Five Summertime Art Road Trips

Follow these five art-filled itineraries for summertime road trips to far-flung museums, installations, galleries and private collections

Featured on wsj.com

Art lovers, start your engines.

For a trove of van Gogh paintings, take U.S. Route 7 to the Clark Art Institute in Williamstown, Mass. For a minigolf course designed by artists: Interstate 94 to theWalker Art Center in Minneapolis. A James Turrell light installation: Interstate 10 to the Los Angeles County Museum of Art.

Collectors, dealers, curators and others are hitting the open road this summer, mapping out vacations that include stops at far-flung museums, installations, artists’ studios and private collections.

“When you plan your route, you’re asking yourself, ‘OK, where is the art going to be?’” said Rona Maynard, a 65-year-old former magazine editor from Toronto who visited 49 U.S. museums in five weeks a couple of years ago, logging 6,500 miles with her husband on a route that took them from Detroit to Los Angeles. “You realize that wonderful art turns up in places that are not obvious.”
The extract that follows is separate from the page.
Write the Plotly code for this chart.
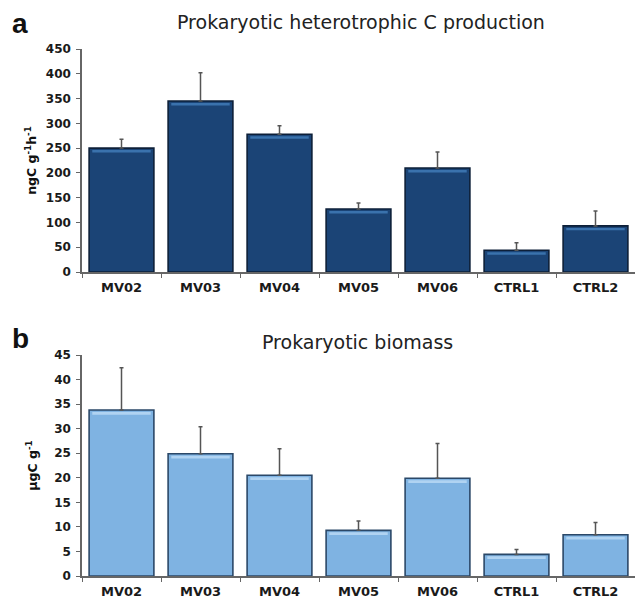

As art road-trippers plug their coordinates into the GPS, once-remote destinations are newly popular. So many people are trying to visit The Lightning Field, a work by sculptor Walter De Maria featuring 400 polished stainless-steel poles in the New Mexico desert, that its steward said it has convinced Google to scrub the installation’s location from its maps (an office address shows up instead). Jessica Morgan, director of Dia Art Foundation, which owns the land, said the location is kept private to help protect the artwork and its visitors.

Summer offers a chance to make a deeper connection to the paintings, sculptures and other works that drive the art market, art veterans say—an opportunity to contemplate and experience rather than buy and sell.

“It’s much more authentic than banging through an art fair,” said Los Angeles art dealer Bill Griffin, who last year traveled across Texas from museums in Dallas to the Rothko Chapel in Houston (with its 14 monumental paintings by abstract expressionist Mark Rothko) to a swing through the art mecca in the tumbleweed town of Marfa.